When I run this code on a wikipedia dump in json format, after some time, at stage 2, I get java.lang.OutOfMemoryError: Java heap space. the complete dataset consists of about 700 json files of 4.1MB each in this format: {"id":"1","revid":"1","url":"www.wikipedia.com","title":"title","text":"text 1"} {"id":"2","revid":"2","url":"www.wikipedia.com/hi","title":"title2","text":"text 2"}
from pyspark.sql import SparkSession
from pyspark.sql.functions import explode, split, collect_list, regexp_replace
from pyspark.sql.types import StructType, StructField, StringType, ArrayType, IntegerType
from pyspark import SparkConf
import pyspark
import time
import os
import psutil
spark.stop()
# Configurazione Spark
conf = SparkConf()
conf.set("spark.driver.memory", "50g")
conf.set("spark.executor.memory", "50g")
#conf.set("spark.executor.extraJavaOptions", "-XX:+UseG1GC")
#conf.set("spark.executor.extraJavaOptions", "-XX:MaxGCPauseMillis=100 -XX:G1HeapRegionSize=16m -XX:InitiatingHeapOccupancyPercent=35")

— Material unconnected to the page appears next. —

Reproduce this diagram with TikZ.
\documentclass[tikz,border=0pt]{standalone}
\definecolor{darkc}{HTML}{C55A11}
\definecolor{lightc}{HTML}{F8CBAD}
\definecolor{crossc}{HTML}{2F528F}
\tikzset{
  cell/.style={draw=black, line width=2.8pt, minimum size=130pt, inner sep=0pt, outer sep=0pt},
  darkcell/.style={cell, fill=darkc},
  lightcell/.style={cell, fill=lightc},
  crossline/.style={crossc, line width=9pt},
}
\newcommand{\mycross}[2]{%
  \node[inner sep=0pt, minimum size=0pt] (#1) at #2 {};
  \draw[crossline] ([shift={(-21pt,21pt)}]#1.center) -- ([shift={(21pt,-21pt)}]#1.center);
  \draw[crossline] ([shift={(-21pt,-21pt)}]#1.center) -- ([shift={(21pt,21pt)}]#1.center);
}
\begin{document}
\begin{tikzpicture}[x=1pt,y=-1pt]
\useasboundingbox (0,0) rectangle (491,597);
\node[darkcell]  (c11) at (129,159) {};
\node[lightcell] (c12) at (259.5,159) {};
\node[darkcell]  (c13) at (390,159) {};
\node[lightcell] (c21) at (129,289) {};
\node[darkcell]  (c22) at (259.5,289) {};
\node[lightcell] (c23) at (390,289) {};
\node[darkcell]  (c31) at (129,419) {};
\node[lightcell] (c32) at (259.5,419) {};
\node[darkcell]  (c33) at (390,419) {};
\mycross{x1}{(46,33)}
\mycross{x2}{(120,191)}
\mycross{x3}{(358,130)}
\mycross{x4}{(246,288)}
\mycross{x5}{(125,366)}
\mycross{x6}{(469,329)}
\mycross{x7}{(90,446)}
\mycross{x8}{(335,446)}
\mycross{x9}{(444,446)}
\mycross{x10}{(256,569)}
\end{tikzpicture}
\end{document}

conf.set("spark.sql.shuffle.partitions", "1000")
conf.set("spark.memory.storageFraction", "0.8")
# Crea una sessione Spark
spark = SparkSession.builder.config(conf=conf).getOrCreate()
# Ottieni l'oggetto SparkContext
sc = spark.sparkContext
# Ottieni l'URL dell'interfaccia web di Spark
ui_url = sc.uiWebUrl
# Stampa l'URL dell'interfaccia web di Spark
print("URL dell'interfaccia web di Spark:", ui_url)

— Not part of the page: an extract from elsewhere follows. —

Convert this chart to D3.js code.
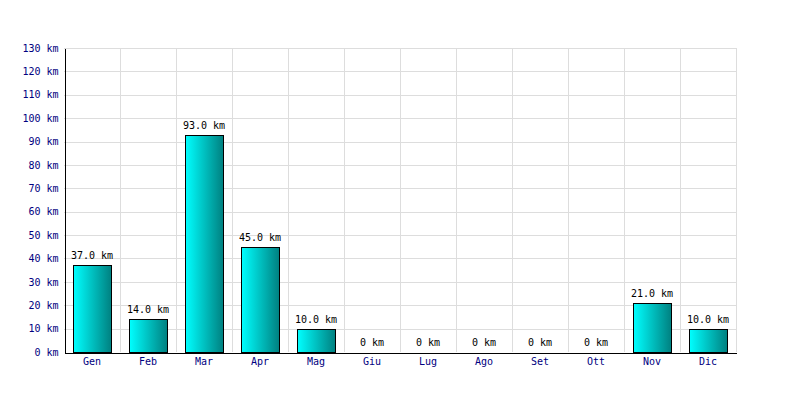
<!DOCTYPE html>
<html>
<head>
<meta charset="utf-8">
<script src="https://cdn.jsdelivr.net/npm/d3@7/dist/d3.min.js"></script>
<style>
  html, body { margin: 0; padding: 0; background: #fff; }
  svg { display: block; }
  text { font-family: "DejaVu Sans Mono", monospace; font-size: 10px; }
</style>
</head>
<body>
<svg id="chart" width="800" height="400"></svg>
<script>
const months = ["Gen","Feb","Mar","Apr","Mag","Giu","Lug","Ago","Set","Ott","Nov","Dic"];
const distances = [37, 14, 93, 45, 10, 0, 0, 0, 0, 0, 21, 10];
const yTicks = [0,10,20,30,40,50,60,70,80,90,100,110,120,130];

const rows = months.map((m, i) => ({month: m, value: distances[i]}));

const svg = d3.select("#chart");
const margin = {left: 64, top: 48, right: 64, bottom: 48};
const W = 800, H = 400;
const x0 = margin.left, x1 = W - margin.right; // 64..736
const y0 = H - margin.bottom, y1 = margin.top; // 352..48

const x = d3.scaleBand().domain(months).range([x0, x1]).paddingInner(0).paddingOuter(0);
const y = d3.scaleLinear().domain([0, 130]).range([y0, y1]);

const defs = svg.append("defs");
const grad = defs.append("linearGradient").attr("id", "barGrad")
  .attr("x1", "0%").attr("x2", "100%").attr("y1", "0%").attr("y2", "0%");
grad.append("stop").attr("offset", "0%").attr("stop-color", "#00ffff");
grad.append("stop").attr("offset", "100%").attr("stop-color", "#008080");

// grid
const grid = svg.append("g").attr("stroke", "#dddddd").attr("stroke-width", 1).attr("shape-rendering", "crispEdges");
grid.selectAll("line.h").data(yTicks.slice(1)).join("line")
  .attr("x1", x0).attr("x2", x1)
  .attr("y1", d => Math.round(y(d)) + 0.5).attr("y2", d => Math.round(y(d)) + 0.5);
const vlines = months.map(m => x(m) + x.bandwidth());
grid.selectAll("line.v").data(vlines).join("line")
  .attr("x1", d => Math.round(d) + 0.5).attr("x2", d => Math.round(d) + 0.5)
  .attr("y1", y1).attr("y2", y0);

// bars
const barPad = 9;
svg.append("g").selectAll("rect").data(rows.filter(r => r.value > 0)).join("rect")
  .attr("x", d => Math.round(x(d.month) + barPad) + 0.5)
  .attr("width", x.bandwidth() - 2 * barPad)
  .attr("y", d => Math.round(y(d.value)) + 0.5)
  .attr("height", d => Math.round(y0) - Math.round(y(d.value)))
  .attr("fill", "url(#barGrad)")
  .attr("stroke", "#000").attr("stroke-width", 1)
  .attr("shape-rendering", "crispEdges");

// value labels
svg.append("g").selectAll("text").data(rows).join("text")
  .attr("x", d => x(d.month) + x.bandwidth() / 2)
  .attr("y", d => y(d.value) - 6)
  .attr("text-anchor", "middle")
  .attr("fill", "#000")
  .text(d => d.value > 0 ? d.value.toFixed(1) + " km" : "0 km");

// y axis
const yAxis = d3.axisLeft(y).tickValues(yTicks).tickSize(0).tickPadding(6).tickFormat(d => d + " km");
const gy = svg.append("g").attr("transform", `translate(${x0 + 0.5},0)`).call(yAxis);
gy.select(".domain").attr("stroke", "#000").attr("shape-rendering", "crispEdges");
gy.selectAll("text").attr("fill", "#000080").style("font-family", '"DejaVu Sans Mono", monospace').style("font-size", "10px");

// x axis
const xAxis = d3.axisBottom(x).tickSize(0).tickPadding(5);
const gx = svg.append("g").attr("transform", `translate(0,${y0 + 0.5})`).call(xAxis);
gx.select(".domain").attr("stroke", "#000").attr("shape-rendering", "crispEdges");
gx.selectAll("text").attr("fill", "#000080").style("font-family", '"DejaVu Sans Mono", monospace').style("font-size", "10px");
</script>
</body>
</html>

# Definisci lo schema del dataset JSON
json_schema = StructType([
StructField("id", StringType(), True),
StructField("revid", StringType(), True),
StructField("url", StringType(), True),
StructField("title", StringType(), True),
StructField("text", StringType(), True)
])
# Carica tutti i file JSON nella cartella specificata
data = spark.read.schema(json_schema).json("/Volumes/SSD_NVME/Spark/spark-3.4.0-bin-hadoop3/datasets/AA/*.json") \
.select("id", "title", "text")
#data = data.repartition(100) # Imposta il numero di partizioni desiderato
# Estrai i token dai campi "title" e "text"

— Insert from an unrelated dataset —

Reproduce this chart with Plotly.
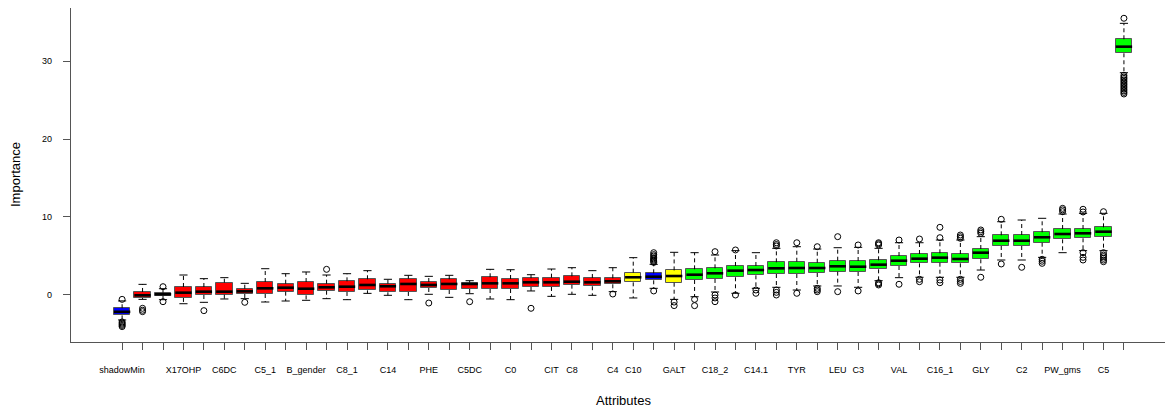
import plotly.graph_objects as go

# ---- data ----
labels = ["shadowMin", "", "", "X17OHP", "", "C6DC", "", "C5_1", "", "B_gender",
          "", "C8_1", "", "C14", "", "PHE", "", "C5DC", "", "C0",
          "", "CIT", "C8", "", "C4", "C10", "", "GALT", "", "C18_2",
          "", "C14.1", "", "TYR", "", "LEU", "C3", "", "VAL", "",
          "C16_1", "", "GLY", "", "C2", "", "PW_gms", "", "C5", ""]

status = (["shadow", "rejected", "shadow"] + ["rejected"] * 22 +
          ["tentative", "shadow", "tentative"] + ["confirmed"] * 22)

lower_whisker = [-3.25, -0.60, -0.64, -1.16, -0.98, -0.55, -0.51, -0.94, -0.81, -0.72,
                 -0.51, -0.64, 0.17, -0.08, -0.64, 0.05, -0.34, 0.13, -0.55, -0.64,
                 0.48, -0.21, 0.05, -0.08, 0.39, -0.42, 0.82, -0.60, -0.26, 0.35,
                 0.18, 0.82, 0.95, 0.60, 1.12, 1.12, 0.95, 1.80, 2.19, 2.24,
                 2.24, 2.24, 3.17, 4.46, 4.46, 4.80, 5.40, 5.66, 5.66, 28.53]
q1 = [-2.66, -0.42, -0.15, -0.42, -0.04, 0.00, 0.09, 0.09, 0.39, -0.08,
      0.51, 0.35, 0.56, 0.31, 0.35, 0.86, 0.60, 0.73, 0.73, 0.73,
      0.99, 0.99, 1.29, 1.08, 1.34, 1.59, 1.85, 1.54, 1.89, 2.02,
      2.24, 2.49, 2.66, 2.66, 2.79, 2.96, 2.92, 3.26, 3.69, 4.03,
      4.11, 4.03, 4.55, 6.26, 6.26, 6.68, 7.12, 7.25, 7.46, 31.03]
median = [-2.20, -0.08, 0.05, 0.26, 0.39, 0.39, 0.43, 0.82, 0.90, 0.77,
          0.95, 1.03, 1.25, 1.08, 1.38, 1.25, 1.38, 1.38, 1.46, 1.46,
          1.59, 1.59, 1.67, 1.59, 1.72, 2.24, 2.31, 2.40, 2.57, 2.75,
          3.09, 3.17, 3.39, 3.43, 3.43, 3.65, 3.60, 3.86, 4.37, 4.63,
          4.76, 4.59, 5.40, 6.94, 6.94, 7.38, 7.80, 7.89, 8.10, 31.88]
q3 = [-1.74, 0.35, 0.25, 0.99, 0.99, 1.54, 0.77, 1.63, 1.41, 1.63,
      1.41, 1.72, 1.98, 1.41, 2.06, 1.63, 1.98, 1.54, 2.24, 2.02,
      2.11, 2.19, 2.36, 2.15, 2.11, 2.83, 2.75, 3.12, 3.26, 3.39,
      3.69, 3.69, 4.16, 4.24, 4.11, 4.37, 4.33, 4.42, 4.97, 5.23,
      5.32, 5.23, 5.87, 7.63, 7.67, 8.02, 8.44, 8.44, 8.66, 32.83]
upper_whisker = [-0.80, 1.33, 0.77, 2.53, 2.06, 2.19, 1.46, 3.34, 2.70, 2.92,
                 2.53, 2.70, 3.09, 1.98, 2.49, 2.36, 2.49, 1.80, 3.26, 3.21,
                 2.57, 3.30, 3.47, 3.09, 3.47, 4.76, 3.90, 5.45, 5.40, 5.10,
                 5.66, 5.40, 5.96, 6.17, 5.87, 6.04, 6.09, 5.96, 6.68, 6.68,
                 7.03, 7.03, 7.46, 9.38, 9.60, 9.82, 10.37, 10.46, 10.46, 34.88]
outliers = [[-0.6, -3.5, -3.65, -3.8, -3.95, -4.1], [-1.75, -2.0, -2.18], [1.03, -0.9], [], [-2.05],
            [], [-0.98], [], [], [],
            [3.26], [], [], [], [],
            [-1.07], [], [-0.9], [], [],
            [-1.75], [], [], [], [0.09],
            [], [4.15, 4.3, 4.45, 4.6, 4.75, 4.97, 5.15, 5.4, 0.48], [-0.95, -1.4],
            [-0.6, -1.41], [5.53, -0.04, -0.42, -0.9],
            [5.75, -0.04], [0.6, 0.18], [6.26, 6.45, 6.68, 0.6, 0.3, -0.04], [6.68, 0.18],
            [6.17, 0.82, 0.6, 0.39],
            [7.46, 0.39], [6.39, 0.48], [6.39, 6.55, 6.68, 1.54, 1.4, 1.25], [7.03, 1.34],
            [7.16, 1.98, 1.67],
            [7.33, 8.66, 1.89, 1.54], [7.25, 7.45, 7.67, 1.98, 1.7, 1.46], [7.89, 8.1, 8.32, 2.24],
            [9.69, 3.95], [3.52],
            [4.55, 4.3, 4.03], [10.67, 10.9, 11.1], [10.63, 10.98, 5.4, 4.8, 4.46],
            [10.67, 5.4, 5.1, 4.9, 4.68, 4.45, 4.24],
            [35.53, 28.2, 27.98, 27.8, 27.6, 27.4, 27.2, 27.0, 26.8, 26.6, 26.4, 26.2, 26.0, 25.8]]

y_ticks = [0, 10, 20, 30]

# ---- styling ----
status_colors = {"shadow": "#0000FF", "rejected": "#FF0000",
                 "tentative": "#FFFF00", "confirmed": "#00FF00"}
BOX_W = 0.8
CAP_HALF = 0.2

n = len(labels)
pos = list(range(1, n + 1))

fig = go.Figure()

# boxes (Q1..Q3)
fig.add_trace(go.Bar(
    x=pos, base=q1, y=[b - a for a, b in zip(q1, q3)], width=BOX_W,
    marker=dict(color=[status_colors[s] for s in status],
                line=dict(color="#555555", width=1)),
    hoverinfo="skip", showlegend=False))

def seg(xs0, xs1, ys0, ys1):
    X, Y = [], []
    for a, b, c, d in zip(xs0, xs1, ys0, ys1):
        X += [a, b, None]
        Y += [c, d, None]
    return X, Y

# dashed whiskers
wx, wy = seg(pos + pos, pos + pos, q3 + q1, upper_whisker + lower_whisker)
fig.add_trace(go.Scatter(x=wx, y=wy, mode="lines",
                         line=dict(color="black", width=1, dash="4px,3px"),
                         hoverinfo="skip", showlegend=False))
# staples
cx, cy = seg([p - CAP_HALF for p in pos] * 2, [p + CAP_HALF for p in pos] * 2,
             upper_whisker + lower_whisker, upper_whisker + lower_whisker)
fig.add_trace(go.Scatter(x=cx, y=cy, mode="lines",
                         line=dict(color="black", width=1),
                         hoverinfo="skip", showlegend=False))
# medians
mx, my = seg([p - BOX_W / 2 for p in pos], [p + BOX_W / 2 for p in pos], median, median)
fig.add_trace(go.Scatter(x=mx, y=my, mode="lines",
                         line=dict(color="black", width=2.6),
                         hoverinfo="skip", showlegend=False))
# outliers
ox = [p for p, o in zip(pos, outliers) for _ in o]
oy = [v for o in outliers for v in o]
fig.add_trace(go.Scatter(x=ox, y=oy, mode="markers",
                         marker=dict(symbol="circle-open", size=6, color="black",
                                     line=dict(width=1)),
                         hoverinfo="skip", showlegend=False))

# page body has an 8px margin: figure is drawn 8px lower/right
PLOT_W = 1102
PLOT_H = 334
font = "Liberation Sans, Arial, sans-serif"

annotations = [
    dict(text="Attributes", xref="paper", yref="paper", x=(623 - 71) / PLOT_W,
         y=-(400 - 342) / PLOT_H, xanchor="center", yanchor="middle",
         showarrow=False, font=dict(size=13)),
    dict(text="Importance", xref="paper", yref="paper", x=(15 - 71) / PLOT_W,
         y=0.5, xanchor="center", yanchor="middle", textangle=-90,
         showarrow=False, font=dict(size=13)),
]
for t in y_ticks:
    annotations.append(dict(text=str(t), xref="paper", yref="y", x=(54 - 71) / PLOT_W,
                            y=t, xanchor="right", yanchor="middle", showarrow=False,
                            font=dict(size=9)))

fig.update_layout(
    width=1165, height=402,
    margin=dict(l=63, r=0, t=0, b=68, autoexpand=False),
    paper_bgcolor="white", plot_bgcolor="white",
    font=dict(family=font, color="black"),
    bargap=0,
    xaxis=dict(range=[-1.5, 52.4], tickmode="array", tickvals=pos, ticktext=labels,
               tickangle=0, ticks="outside", ticklen=7, tickcolor="#555555",
               showline=True, linecolor="#555555", linewidth=1, mirror=True,
               showgrid=False, zeroline=False, tickfont=dict(size=9),
               ticklabelstandoff=12, automargin=False),
    yaxis=dict(range=[-6.08, 36.85], tickmode="array", tickvals=y_ticks,
               showticklabels=False,
               ticks="outside", ticklen=7, tickcolor="#555555",
               showline=True, linecolor="#555555", linewidth=1, mirror=False,
               showgrid=False, zeroline=False, automargin=False),
    annotations=annotations,
)

fig.write_html("out.html")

tokens = data.select("id", explode(split(regexp_replace(data.title, "[^a-zA-Z0-9]", " "), "\\s+")).alias("token")) \
.union(data.select("id", explode(split(regexp_replace(data.text, "[^a-zA-Z0-9]", " "), "\\s+")).alias("token")))
# Calcola il conteggio dei token per ogni documento
inverted_index = tokens.rdd \
.map(lambda row: ((row.id, row.token), 1)) \
.reduceByKey(lambda a, b: a + b) \
.map(lambda item: (item[0][1], [(item[0][0], item[1])])) \
.reduceByKey(lambda a, b: a + b) \
.map(lambda item: (item[0], [x[0] for x in item[1]], sum(x[1] for x in item[1])))
# Crea lo schema del DataFrame
schema = StructType([
StructField("token", StringType(), True),
StructField("documents", ArrayType(StringType()), True),
StructField("term_frequency", IntegerType(), True)
])
# Crea il DataFrame
inverted_index_df = spark.createDataFrame(inverted_index, schema)
# Salva l'indice invertito in un file di output
inverted_index_df.write.mode("overwrite").json("/Volumes/SSD_NVME/output_AA_4")
# Termina la sessione Spark
#spark.stop()
I've tried changing the memory in the code, but I get no results, and in the ui I always get the same amount of memory Spark UI with a smaller dataset it works without problems.